Читать «Голубая моя планета» онлайн - страница 32

Герман Степанович Титов

Начало "спортивного пути"

Мы-то, сельские ребята, привыкли есть и гулять, когда хотели, и нередко нас загоняли домой, когда уже совсем стемнеет. Только намного позже привык я к тому порядку, который так не полюбился мне в детстве.

...Шли месяцы, сменялись зимы веснами, обновлялась земля колхозная новыми всходами, и с годами светлели лица людей. Вести с фронтов войны были все радостней, все ближе был день Великой Победы, ради которого пролито столько крови на полях сражений, стольким потом политы пашни, столько слез выплакано от горя и непосильной работы.

- Живые будут дома, а мертвым - вечная память. Много головушек положено за нас, - часто говаривал дед все эти годы, когда заходила речь об отце.

- Вот дождусь, когда Степа вернется, и тогда умирать буду,- вздыхала бабушка Поля, добрая, спокойная, болезненная женщина, жестоко страдавшая от ревматизма в последние годы.
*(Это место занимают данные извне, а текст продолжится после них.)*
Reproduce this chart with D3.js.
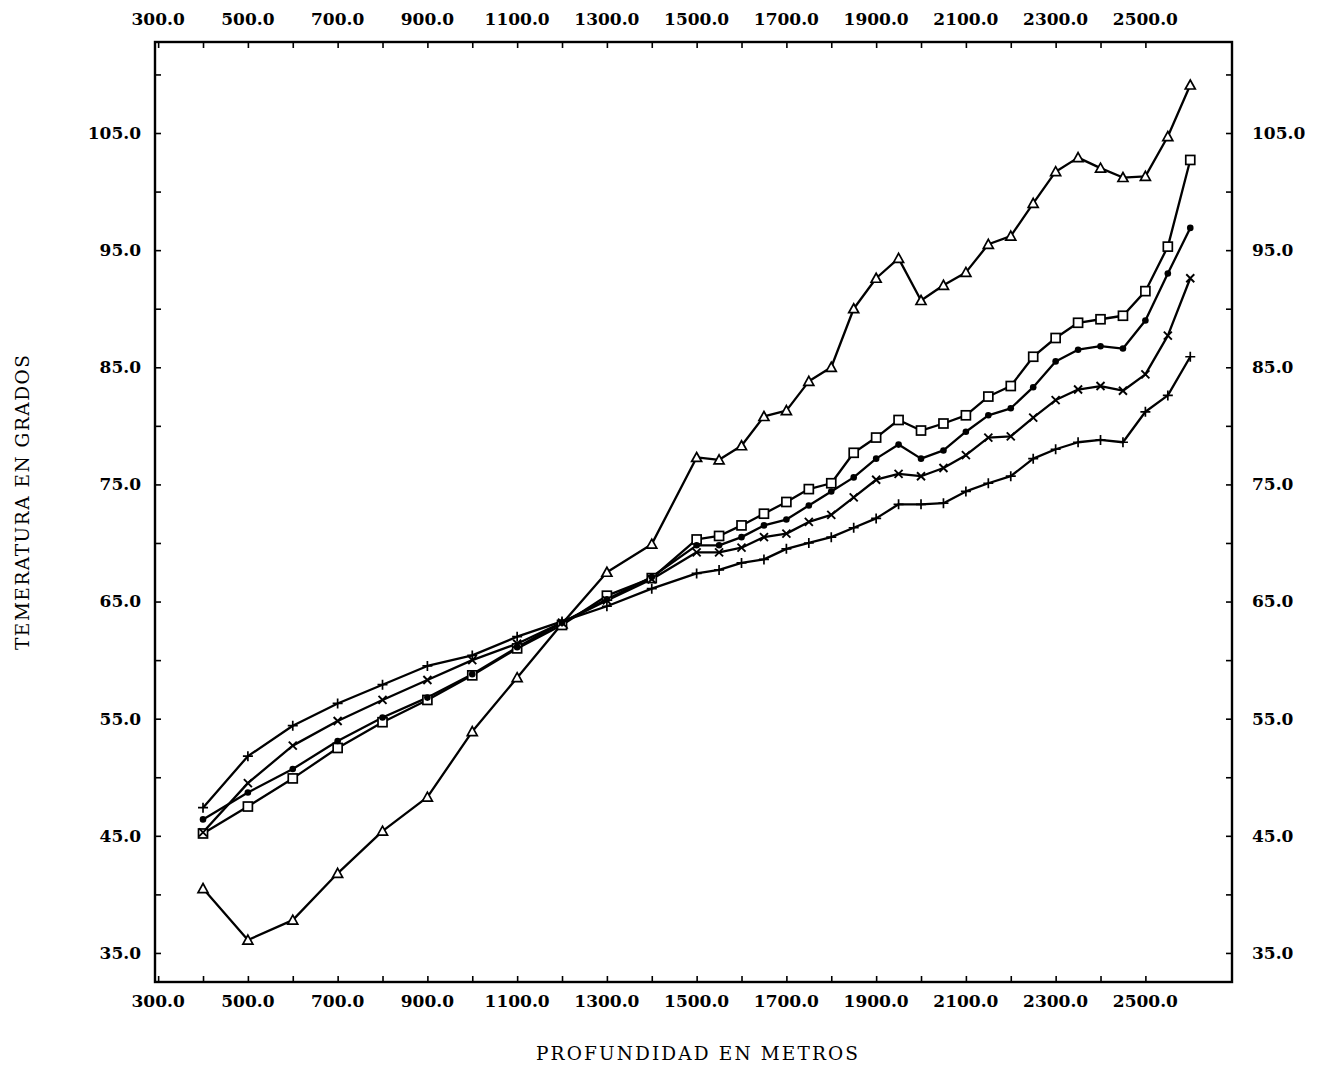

Не дождалась бабушка заснеженного январского дня 1946 года, когда в дом ураганом влетела весть, что отец совсем близко, всего в 20 километрах, в райвоенкомате, оформляет разные бумаги и скоро будет дома. Что творилось в доме! Слезы, смех, суета у печки с разными печеньями и вареньями, беспрестанная беготня к соседям по разным надобностям, строгие окрики деда по поводу нашего поведения...
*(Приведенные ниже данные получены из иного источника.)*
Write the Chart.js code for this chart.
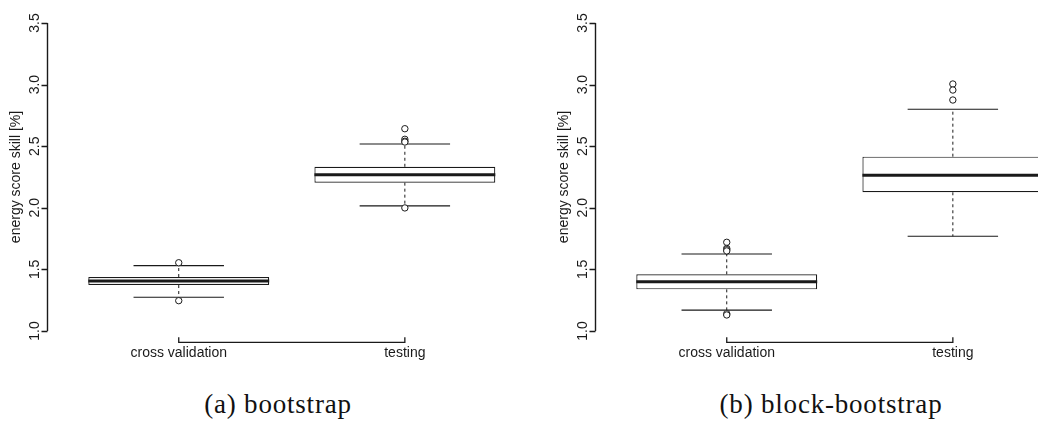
<!DOCTYPE html>
<html>
<head>
<meta charset="utf-8">
<script src="https://cdn.jsdelivr.net/npm/chart.js@4"></script>
<style>
  html, body { margin: 0; padding: 0; background: #fff; overflow: hidden; }
  #wrap { position: relative; width: 1038px; height: 433px; overflow: hidden; }
  canvas { position: absolute; top: 0; }
  #c1 { left: 0; }
  #c2 { left: 548px; }
  .cap { position: absolute; top: 391px; width: 400px; text-align: center;
         font-family: "Liberation Serif", "DejaVu Serif", serif; font-size: 27px;
         line-height: 27px; letter-spacing: 0.8px; color: #111; }
</style>
</head>
<body>
<div id="wrap">
  <canvas id="c1" width="560" height="360"></canvas>
  <canvas id="c2" width="560" height="360"></canvas>
  <div class="cap" style="left:78px">(a) bootstrap</div>
  <div class="cap" style="left:631px">(b) block-bootstrap</div>
</div>
<script>
const GROUPS = ["cross validation", "testing"];
const Y_TICKS = [1.0, 1.5, 2.0, 2.5, 3.0, 3.5];
const Y_TITLE = "energy score skill [%]";

// (a) bootstrap: per group
const BOOT_LO  = [1.274, 2.015];
const BOOT_Q1  = [1.373, 2.204];
const BOOT_MED = [1.406, 2.269];
const BOOT_Q3  = [1.438, 2.333];
const BOOT_HI  = [1.530, 2.518];
const BOOT_OUT = [[1.554, 1.246], [2.642, 2.556, 2.540, 2.534, 1.999]];

// (b) block-bootstrap
const BLOCK_LO  = [1.170, 1.769];
const BLOCK_Q1  = [1.338, 2.126];
const BLOCK_MED = [1.400, 2.264];
const BLOCK_Q3  = [1.460, 2.415];
const BLOCK_HI  = [1.625, 2.800];
const BLOCK_OUT = [[1.720, 1.670, 1.660, 1.650, 1.140, 1.130], [3.005, 2.956, 2.875]];

const INK = "#1a1a1a";
const FONT = '14px "Liberation Sans", Arial, sans-serif';
const BOX_HALF = 0.4;

// R style axes: y axis spanning the ticks only, x axis as a bracket
const rAxes = {
  id: "rAxes",
  afterDraw(chart) {
    const { ctx, chartArea } = chart;
    const xs = chart.scales.x, ys = chart.scales.y;
    const ax = Math.round(chartArea.left) - 0.5;
    ctx.save();
    ctx.setLineDash([]);
    ctx.strokeStyle = INK;
    ctx.fillStyle = INK;
    ctx.lineWidth = 1.4;
    ctx.font = FONT;
    ctx.textAlign = "center";
    ctx.textBaseline = "middle";

    ctx.beginPath();
    ctx.moveTo(ax, ys.getPixelForValue(Y_TICKS[0]));
    ctx.lineTo(ax, ys.getPixelForValue(Y_TICKS[Y_TICKS.length - 1]));
    Y_TICKS.forEach(v => {
      const py = Math.round(ys.getPixelForValue(v)) + 0.5;
      ctx.moveTo(ax - 6, py);
      ctx.lineTo(ax, py);
    });
    ctx.stroke();

    // x axis bracket between the first and last group
    const by = chartArea.bottom - 1;
    const x1 = xs.getPixelForValue(1);
    const x2 = xs.getPixelForValue(GROUPS.length);
    ctx.beginPath();
    ctx.moveTo(x1, by - 5);
    ctx.lineTo(x1, by);
    ctx.lineTo(x2, by);
    ctx.lineTo(x2, by - 5);
    ctx.lineWidth = 1.3;
    ctx.stroke();

    Y_TICKS.forEach(v => {
      ctx.save();
      ctx.translate(ax - 12, ys.getPixelForValue(v));
      ctx.rotate(-Math.PI / 2);
      ctx.fillText(v.toFixed(1), 0, 0);
      ctx.restore();
    });
    ctx.save();
    ctx.translate(ax - 31, (ys.getPixelForValue(Y_TICKS[0]) + ys.getPixelForValue(Y_TICKS[Y_TICKS.length - 1])) / 2);
    ctx.rotate(-Math.PI / 2);
    ctx.fillText(Y_TITLE, 0, 0);
    ctx.restore();

    GROUPS.forEach((g, i) => ctx.fillText(g, xs.getPixelForValue(i + 1), by + 11));
    ctx.restore();
  }
};

function makeChart(id, lo, q1, med, q3, hi, outs) {
  const pos = GROUPS.map((g, i) => i + 1);
  const median = [], whisk = [], caps = [], outliers = [];
  pos.forEach((c, i) => {
    median.push({ x: c - BOX_HALF, y: med[i] }, { x: c + BOX_HALF, y: med[i] }, { x: c, y: null });
    whisk.push({ x: c, y: q3[i] }, { x: c, y: hi[i] }, { x: c, y: null },
               { x: c, y: q1[i] }, { x: c, y: lo[i] }, { x: c, y: null });
    caps.push({ x: c - BOX_HALF / 2, y: hi[i] }, { x: c + BOX_HALF / 2, y: hi[i] }, { x: c, y: null },
              { x: c - BOX_HALF / 2, y: lo[i] }, { x: c + BOX_HALF / 2, y: lo[i] }, { x: c, y: null });
    outs[i].forEach(v => outliers.push({ x: c, y: v }));
  });

  return new Chart(document.getElementById(id), {
    type: "bar",
    data: {
      datasets: [
        {
          type: "scatter",
          data: outliers,
          pointStyle: "circle",
          pointRadius: 3.2,
          borderWidth: 1,
          borderColor: INK,
          backgroundColor: "#fff"
        },
        {
          type: "line",
          data: median,
          borderColor: INK,
          borderWidth: 3,
          pointRadius: 0,
          spanGaps: false
        },
        {
          data: pos.map((c, i) => ({ x: c, y: [q1[i], q3[i]] })),
          backgroundColor: "#fff",
          borderColor: INK,
          borderWidth: 1.2,
          borderSkipped: false,
          barPercentage: BOX_HALF * 2,
          categoryPercentage: 1
        },
        {
          type: "line",
          data: whisk,
          borderColor: INK,
          borderWidth: 1,
          borderDash: [3, 3],
          pointRadius: 0,
          spanGaps: false
        },
        {
          type: "line",
          data: caps,
          borderColor: INK,
          borderWidth: 1.2,
          pointRadius: 0,
          spanGaps: false
        }
      ]
    },
    options: {
      responsive: false,
      animation: false,
      layout: { padding: { left: 47.6, right: 24, top: 10.7, bottom: 16.7 } },
      plugins: { legend: { display: false }, tooltip: { enabled: false } },
      scales: {
        x: {
          type: "linear", display: false, offset: false, min: 0.42, max: 2.58,
          afterBuildTicks: s => { s.ticks = pos.map(v => ({ value: v })); }
        },
        y: { type: "linear", display: false, min: 0.9, max: 3.6 }
      }
    },
    plugins: [rAxes]
  });
}

makeChart("c1", BOOT_LO, BOOT_Q1, BOOT_MED, BOOT_Q3, BOOT_HI, BOOT_OUT);
makeChart("c2", BLOCK_LO, BLOCK_Q1, BLOCK_MED, BLOCK_Q3, BLOCK_HI, BLOCK_OUT);
</script>
</body>
</html>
И все же отец пришел неожиданно, вечером, когда в доме уже зажгли керосиновую лампу, до блеска вычистив стекло, и истомились в ожидании.
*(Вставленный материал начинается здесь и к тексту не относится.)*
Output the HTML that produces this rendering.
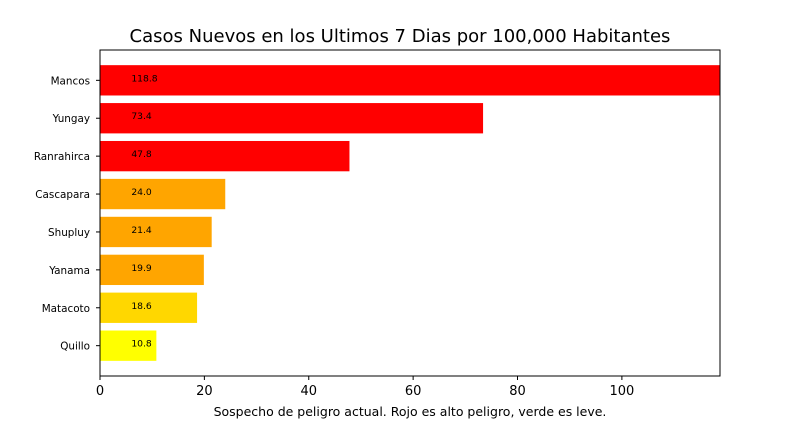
<!DOCTYPE html>
<html><head><meta charset="utf-8"><style>
body{margin:0;background:#fff;}
svg{display:block;font-family:"DejaVu Sans","Liberation Sans",sans-serif;}
</style></head><body>
<svg id="chart" width="800" height="423" viewBox="0 0 800 423">
<text x="400" y="42" text-anchor="middle" font-size="18">Casos Nuevos en los Ultimos 7 Dias por 100,000 Habitantes</text>
<g id="bars"></g>
<g id="axes"></g>
<text x="410" y="416" text-anchor="middle" font-size="12.5">Sospecho de peligro actual. Rojo es alto peligro, verde es leve.</text>
</svg>
<script>
const categories = ["Mancos","Yungay","Ranrahirca","Cascapara","Shupluy","Yanama","Matacoto","Quillo"];
const values = [118.8,73.4,47.8,24.0,21.4,19.9,18.6,10.8];
const barColors = ["#ff0000","#ff0000","#ff0000","#ffa500","#ffa500","#ffa500","#ffd700","#ffff00"];
const xTicks = [0,20,40,60,80,100];

const L=100,R=720,T=50,B=376;
const xMax=Math.max(...values);
const x=v=>L+(v/xMax)*(R-L);
const n=categories.length;
const step=(B-T)/(n+0.6);
const yc=i=>T+step*(0.8+i);
const bh=step*0.8;
const NS="http://www.w3.org/2000/svg";
const bars=document.getElementById('bars'), axes=document.getElementById('axes');
function mk(tag,attrs,parent){const e=document.createElementNS(NS,tag);for(const k in attrs)e.setAttribute(k,attrs[k]);parent.appendChild(e);return e;}
categories.forEach((c,i)=>{
  const r=mk('rect',{x:x(0),y:yc(i)-bh/2,width:x(values[i])-x(0),height:bh,fill:barColors[i]},bars);
  
  
  const t=mk('text',{x:x(6),y:yc(i)+1,'font-size':9.2},bars);
  t.textContent=values[i].toFixed(1);
  
  
  const tk=mk('line',{x1:L-4,x2:L,y1:yc(i),y2:yc(i),stroke:'#000'},axes);
  
  
  const lb=mk('text',{x:L-10,y:yc(i)+4,'font-size':10.4,'text-anchor':'end'},axes);
  lb.textContent=c;
  
  
});
xTicks.forEach(v=>{
  const tk=mk('line',{x1:x(v),x2:x(v),y1:B,y2:B+4,stroke:'#000'},axes);
  
  
  const lb=mk('text',{x:x(v),y:B+19,'font-size':13,'text-anchor':'middle'},axes);
  lb.textContent=v;
  
  
});
const fr=mk('rect',{x:L,y:T,width:R-L,height:B-T,fill:'none',stroke:'#000','stroke-width':1},axes);


</script>
</body></html>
Отец ввалился в дом вместе с клубами морозного воздуха с вещевым мешком в руках. Мама кинулась ему на грудь, а я почему-то выскочил на улицу и побежал к тете, которая жила в другой комнате в этом же доме. Вбежал, сообщил новость и стал повязывать пионерский галстук.

Когда вернулся, отец, уставший от дальних дорог, от пережитых волнений, стоял посреди комнаты, не сняв шинели, отчего он показался мне постаревшим и нескладным (не таким представлял я его все эти годы).

Сестренка, несмотря на все уговоры мамы, не хотела идти на руки к отцу, так как видела его прежде только на фотокарточках, а я испытывал какое-то чувство неловкости: хотелось броситься на шею отцу и в то же время хотелось, чтобы отец увидел меня большого, серьезного и непременно в пионерском галстуке, увидел мужчину, которого он оставлял в доме, уходя на войну.

- Ну, вот что, ребята, - как бы угадав мое желание, сказал дед, - я свою команду сдаю. Отец вам теперь командир. Показывайте ему свои уроки.

И сразу все вокруг приобрело понятный житейский смысл, и я уже волновался за то, чтобы не огорчить отца, хотелось порадовать его своими успехами в учебе. Боялся, чтобы не припомнили мне сейчас в присутствии отца какую-нибудь проделку.